Send Smells Instead Of Texts With The oPhone
In a new wave of potentially expensive, yet most likely useless technology that will soon become a simple gimmick, the oPhone is a sophisticated smell-messaging phone. Dr. David Edwards, a biomedical engineer at Harvard and founder of Le Laboratoire, which is known for producing radical sensory devices, is the creator of the oPhone.
Biologically we respond powerfully to aroma, so if we become familiar with the design of aromatic communication we might be able to say things we couldn’t before,” said Edwards in an interview with CNN.
The device, which is set to enter beta testing in July, will be given to a few select coffee aficionados. The smells are created by an oChip, which offers 365 aroma combinations. A free app—because every new product has an app—allows users to compose and send a smell note by text or email.
MIT electrical engineer Eyal Shahar designed the oChips, or aroma containers. They work by releasing the aroma when they are heated by the touch of a button.
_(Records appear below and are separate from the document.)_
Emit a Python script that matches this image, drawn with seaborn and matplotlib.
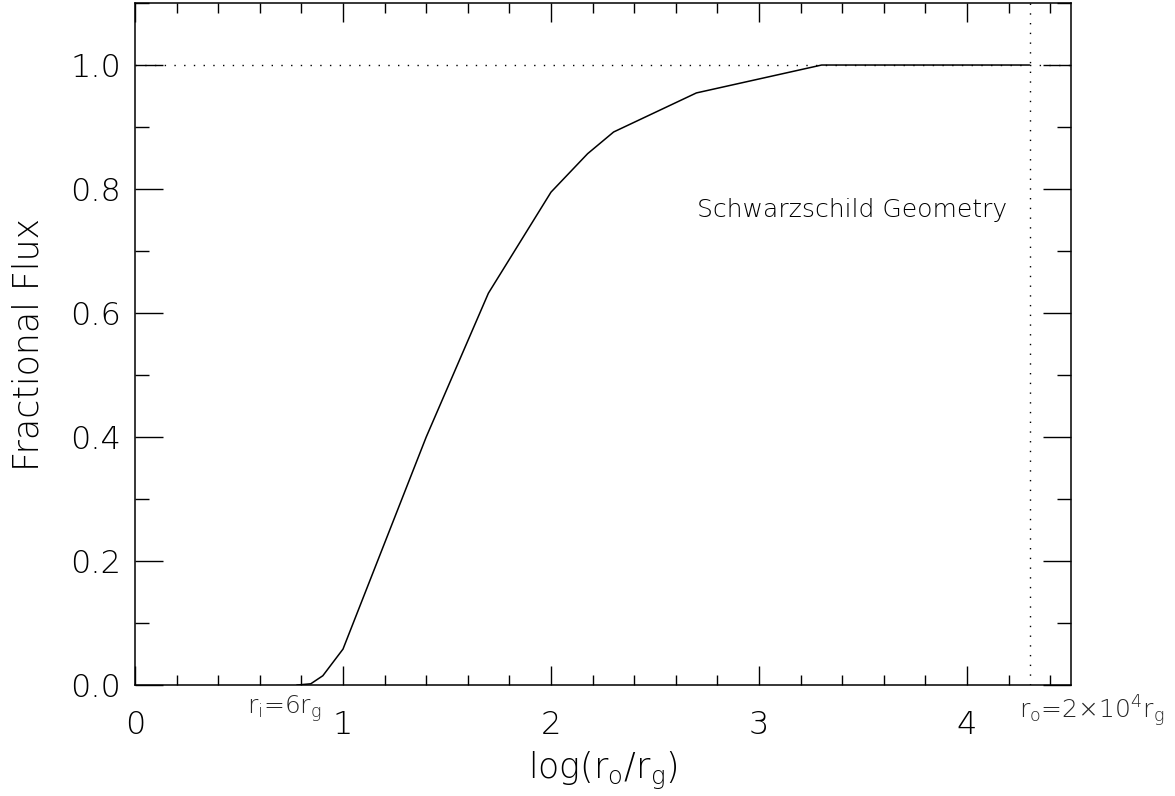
import numpy as np
import pandas as pd
import matplotlib
matplotlib.use("Agg")
import matplotlib.pyplot as plt
import seaborn as sns
from matplotlib.ticker import MultipleLocator

# Data
log_r = [0.778, 0.845, 0.903, 1.0, 1.40, 1.699, 2.0, 2.176, 2.301, 2.699, 3.301, 4.301]
flux = [0.0, 0.002, 0.015, 0.058, 0.40, 0.632, 0.795, 0.857, 0.892, 0.955, 1.0, 1.0]
x_ticks = [0, 1, 2, 3, 4]
y_ticks = [0.0, 0.2, 0.4, 0.6, 0.8, 1.0]
inner_edge = np.log10(6)
outer_edge = np.log10(2e4)

sns.set_theme(style="ticks")
FONT = "DejaVu Sans"
plt.rcParams["font.family"] = [FONT]
plt.rcParams["font.weight"] = "light"
plt.rcParams["axes.labelweight"] = "light"
plt.rcParams["mathtext.fontset"] = "custom"
plt.rcParams["mathtext.rm"] = f"{FONT}:light"
plt.rcParams["mathtext.it"] = f"{FONT}:light"

fig = plt.figure(figsize=(11.75, 7.96), dpi=100)
ax = fig.add_axes([0.1149, 0.1394, 0.7966, 0.8568])

df = pd.DataFrame({"log_r": log_r, "flux": flux})
ax.axhline(1.0, color="black", lw=1.0, ls=(0, (1, 6)))
ax.axvline(outer_edge, color="black", lw=1.0, ls=(0, (1, 6)))
sns.lineplot(data=df, x="log_r", y="flux", ax=ax, color="black", lw=1.1,
             sort=False, estimator=None)

ax.set_xlim(0, 4.5)
ax.set_ylim(0, 1.1)
ax.set_xticks(x_ticks)
ax.set_xticklabels([str(t) for t in x_ticks])
ax.set_yticks(y_ticks)
ax.set_yticklabels([f"{t:.1f}" for t in y_ticks])
ax.xaxis.set_minor_locator(MultipleLocator(0.2))
ax.yaxis.set_minor_locator(MultipleLocator(0.1))

for s in ax.spines.values():
    s.set_visible(True)
    s.set_color("black")
    s.set_linewidth(1.1)

ax.tick_params(axis="both", which="both", direction="in", top=True, right=True,
               color="black", width=1.0, labelsize=23, labelcolor="black")
ax.tick_params(axis="x", which="major", length=14, pad=18)
ax.tick_params(axis="x", which="minor", length=7)
ax.tick_params(axis="y", which="major", length=20, pad=10)
ax.tick_params(axis="y", which="minor", length=10)

ax.set_xlabel(r"log(r$_\mathrm{o}$/r$_\mathrm{g}$)", fontsize=25, labelpad=7, color="black",
              fontweight="light")
ax.set_ylabel("Fractional Flux", fontsize=25, labelpad=18, color="black", fontweight="light")

ax.text(2.70, 0.766, "Schwarzschild Geometry", fontsize=18, ha="left", va="center", color="black")

trans = matplotlib.transforms.blended_transform_factory(ax.transData, ax.transAxes)
ax.text(0.72, -0.012, r"r$_\mathrm{i}$=6r$_\mathrm{g}$", fontsize=18, ha="center", va="top",
        transform=trans, clip_on=False)
ax.text(4.60, -0.012, r"r$_\mathrm{o}$=2×10$^\mathrm{4}$r$_\mathrm{g}$", fontsize=18, ha="center",
        va="top", transform=trans, clip_on=False)

fig.savefig("out.png", dpi=100)
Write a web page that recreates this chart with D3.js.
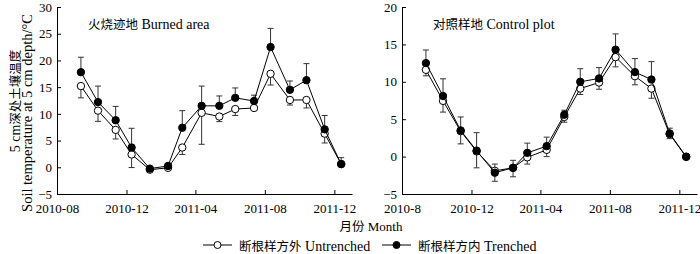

The device quickly cools to keep smells distinct.
For those unlucky few who don’t have an oPhone, the message can be downloaded from aroma hotspots that will first be launched in Boston.
Another aim of the oPhone, and other aroma devices, is possible healthcare applications. Certain aromas are beneficial to the mind and body, and the oPhone is just the latest iteration to wade its way into the market.
Call it smell-o-vision 2.0.
Our motto is ‘aroma tells a thousand pictures,'” said Edwards.
Edwards hopes that the oPhone will usher in a new method of communication. With the ability to add smells to messages and pictures, sharing experiences with smell adds a new dimension to the way we communicate our experiences to one another.
An image of a delicious meal can be shared in both picture and smell. A photo on the beach brings the sweet salty smell of the ocean with it as well.
We’re reaching a limit with what we can do with text data, and there is the potential to connect more deeply and personally through smell,” said Anna Simpson, trend analyst and editor of Green Futures.